先生からは「少し時間を下さい」とすでに言われておりますので、できあがりは急ぎません。先生にお任せいたしますので、いつでも結構です。上記のようなものを予算10万円以内で何とかお願いできませんでしょうか。先生からは色紙を3枚いただいておりますが(こちらが勝手にせがんだものですが…)、啄木の歌「函館の青柳町こそ悲しけれ 友の恋歌矢車の花」も五木寛之の「暗愁」も山頭火の「どうしようもないわたしが歩いてゐる」もすべて気に入っており、額に入れたり、掛け軸にしたりしてすべてこの部屋に飾っています。これに「敬徳書院」が加わると申し分ないのではないかと思っています。小生「書」がわかるような人間ではありませんが、せめて飾るぐらいはして悠々と暮らしながら落ち着きのある第二の人生をめざしたいものと願っております。多方面でご活躍でたいへんお忙しい先生にまことに勝手なお願いで恐縮ですが、なにとぞ小生の希望をお聞き届けいただけますようよろしくお願い申し上げます。

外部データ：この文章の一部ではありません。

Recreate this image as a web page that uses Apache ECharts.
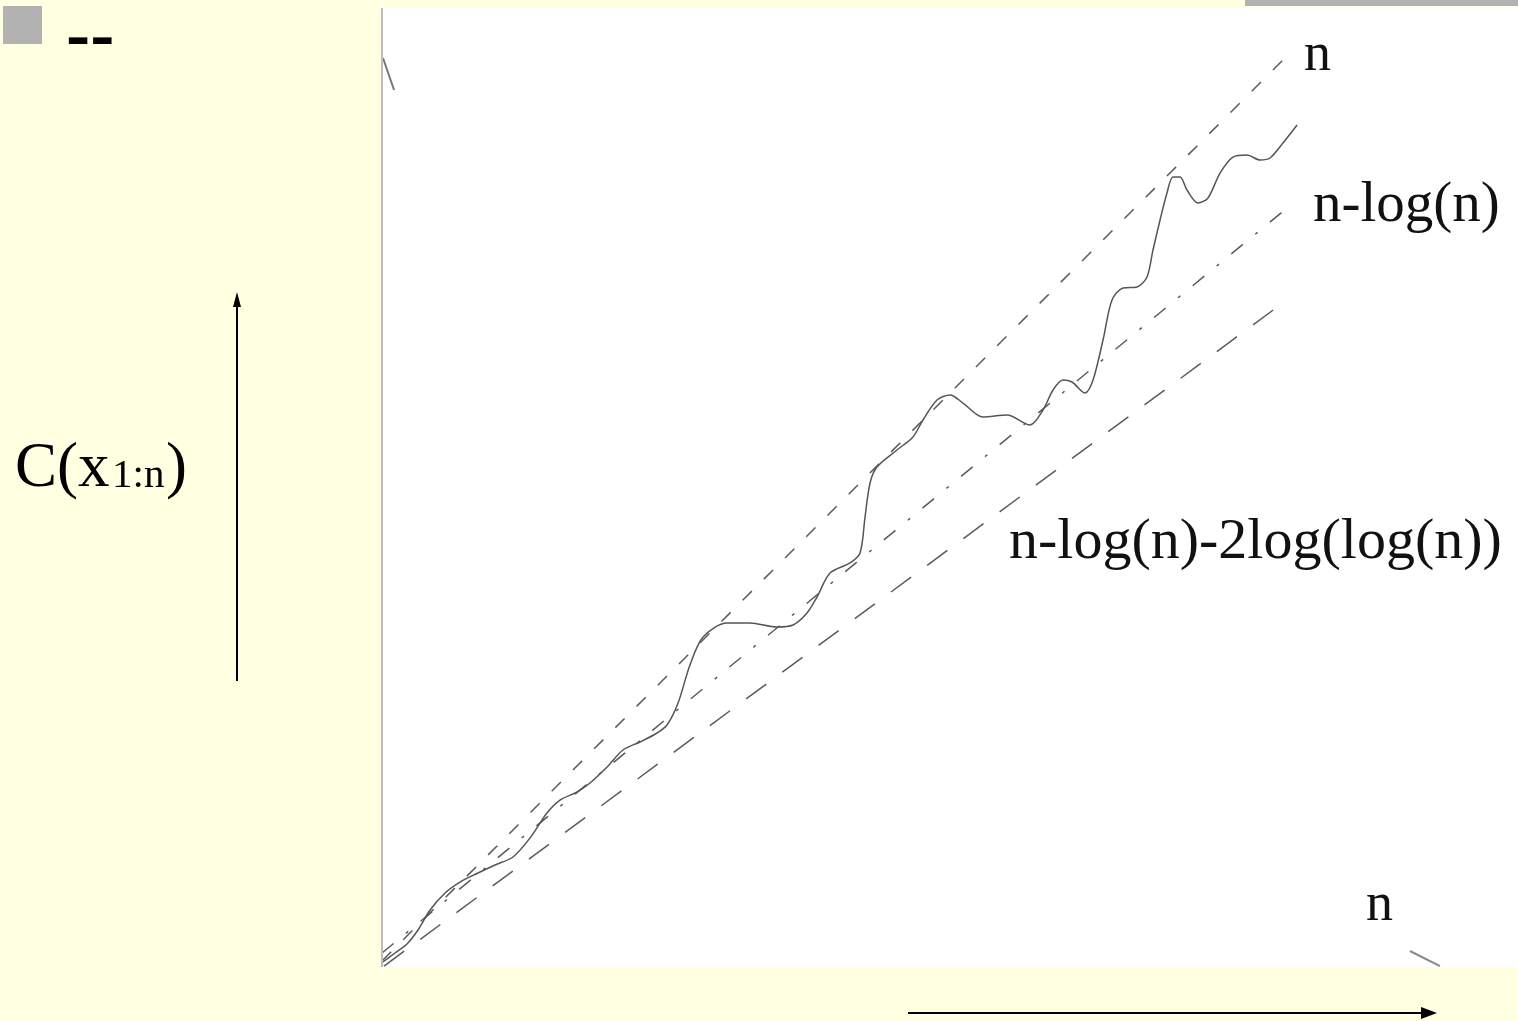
<!DOCTYPE html>
<html>
<head>
<meta charset="utf-8">
<script src="https://cdn.jsdelivr.net/npm/echarts@6/dist/echarts.min.js"></script>
<style>
html,body{margin:0;padding:0;background:#FFFFE1;}
#chart{width:1518px;height:1021px;}
</style>
</head>
<body>
<div id="chart"></div>
<script>
// Observed complexity curve C(x1:n) (n on x, value on y, arbitrary units)
const curveC = [
  [0.09,0.52],[1.14,1.46],[2.20,2.40],[3.17,3.86],[4.23,5.94],[5.55,7.72],[6.87,8.86],
  [8.45,9.80],[9.95,10.64],[11.53,11.47],[13.03,13.45],[14.52,16.06],[15.67,17.41],
  [17.17,18.25],[18.31,19.19],[19.81,20.86],[21.21,22.63],[22.71,23.46],[24.21,24.40],
  [25.09,25.23],[26.06,27.53],[27.11,31.49],[28.26,34.41],[30.37,35.87],[32.39,35.87],
  [34.77,35.45],[36.18,35.66],[37.41,36.91],[38.29,38.58],[39.44,41.08],[41.20,42.13],
  [42.08,43.17],[42.52,46.92],[42.96,50.47],[43.57,52.14],[45.33,53.91],[46.74,55.27],
  [47.62,57.04],[48.86,59.12],[50.00,59.65],[51.14,58.81],[52.90,57.35],[55.02,57.56],
  [57.04,56.52],[58.19,58.08],[59.07,60.17],[59.95,61.21],[60.74,61.00],[61.88,59.85],
  [62.59,61.21],[63.47,65.38],[64.26,69.55],[65.23,70.80],[66.46,70.91],[67.34,71.95],
  [67.87,74.77],[68.49,77.89],[69.10,80.71],[69.63,82.38],[70.25,82.38],[70.86,81.02],
  [71.83,79.67],[72.71,80.19],[73.77,82.79],[74.91,84.46],[76.14,84.67],[77.29,84.15],
  [78.17,84.36],[79.31,85.92],[80.55,87.80]
];
const lineN = [[0,0.63],[79.93,95.31]];
const lineNLogN = [[0,1.46],[79.67,79.14]];
const lineNLogNLogLog = [[0.18,0.10],[79.40,69.34]];
const fragTopLeft = [[0.09,94.79],[1.06,91.45]];
const fragBottomRight = [[90.49,1.67],[93.13,0.10]];
const labelN = 'n';
const labelNLogN = 'n-log(n)';
const labelLower = 'n-log(n)-2log(log(n))';
const axisLabelX = 'n';
const yLabelMain = 'C(x';
const yLabelSub = '1:n';
const yLabelEnd = ')';
const bulletText = '--';

const chart = echarts.init(document.getElementById('chart'));
const gray = '#5a5a5a';
function lineSeries(data, type, width, smooth, color){
  return {type:'line', data:data, showSymbol:false, smooth:smooth||false, silent:true,
    lineStyle:{color:color||gray, width:width, type:type}, z:3};
}
const serif = '"Liberation Serif","Times New Roman",serif';
chart.setOption({
  backgroundColor:'#FFFFE1',
  animation:false,
  grid:{left:382,right:0,top:8,bottom:54,show:true,backgroundColor:'#ffffff',borderWidth:0},
  xAxis:{type:'value',min:0,max:100,show:false},
  yAxis:{type:'value',min:0,max:100,show:false},
  series:[
    lineSeries(lineN,[13,17],1.5),
    lineSeries(lineNLogN,[15,16,3,16],1.5),
    lineSeries(lineNLogNLogLog,[25,20],1.5),
    lineSeries(curveC,'solid',1.5,0.3,'#555555'),
    lineSeries(fragTopLeft,'solid',2,false,'#777777'),
    lineSeries(fragBottomRight,'solid',2,false,'#888888')
  ],
  graphic:[
    {type:'rect',shape:{x:381,y:8,width:2,height:959},style:{fill:'#bdbdbd'},z:10},
    {type:'rect',shape:{x:3,y:6,width:39,height:38},style:{fill:'#B2B2B2'}},
    {type:'rect',shape:{x:1245,y:0,width:273,height:6},style:{fill:'#B2B2B2'}},
    {type:'text',x:66,y:40,scaleX:1.3,originX:0,originY:0,style:{text:bulletText,x:0,y:0,font:'bold 56px "Liberation Sans",Arial,sans-serif',fill:'#000',align:'left',verticalAlign:'middle'}},
    {type:'text',style:{text:labelN,x:1304,y:56,font:'54px '+serif,fill:'#111',align:'left',verticalAlign:'middle'},z:20},
    {type:'text',style:{text:labelNLogN,x:1313,y:206,font:'57px '+serif,fill:'#111',align:'left',verticalAlign:'middle'},z:20},
    {type:'text',style:{text:labelLower,x:1009,y:543,font:'58px '+serif,fill:'#111',align:'left',verticalAlign:'middle'},z:20},
    {type:'text',style:{text:axisLabelX,x:1366,y:906,font:'54px '+serif,fill:'#111',align:'left',verticalAlign:'middle'},z:20},
    {type:'text',style:{text:yLabelMain,x:15,y:469,font:'63px '+serif,fill:'#000',align:'left',verticalAlign:'middle'}},
    {type:'text',style:{text:yLabelSub,x:112,y:476,font:'41px '+serif,fill:'#000',align:'left',verticalAlign:'middle'}},
    {type:'text',style:{text:yLabelEnd,x:166,y:469,font:'63px '+serif,fill:'#000',align:'left',verticalAlign:'middle'}},
    {type:'line',shape:{x1:237,y1:681,x2:237,y2:304},style:{stroke:'#000',lineWidth:2}},
    {type:'polygon',shape:{points:[[237,292],[233,307],[241,307]]},style:{fill:'#000'}},
    {type:'line',shape:{x1:908,y1:1013,x2:1423,y2:1013},style:{stroke:'#000',lineWidth:2}},
    {type:'polygon',shape:{points:[[1437,1013],[1421,1007],[1421,1019]]},style:{fill:'#000'}}
  ]
});
</script>
</body>
</html>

夏になると、先生も奥様もきっと亡くなられたお嬢さんのことを思い出されるのでしょうね。あの当時、ひとり黙って耐えておられた先生の姿が今でもありありと蘇ってきます。もうすぐ夏本番を迎えますが、夏バテなどされませんようお身体だけはくれぐれもご自愛下さい。
以上が私が書いた手紙の全文である。その後翌年になって額が完成したとの連絡があり、2009年の3月末に先生は表具屋さんとともに私の家に来られた。作業が終わって、三人で近くの蕎麦屋に出向きしばらく歓談した。その日が先生とお会いした最後となった。今頃先生は天上でお嬢さんと楽しく語らっておられることだろう。私になどとても無理なのだが、できることなら私が先生にエールを送ってあげたかった。酒井先生、さようなら。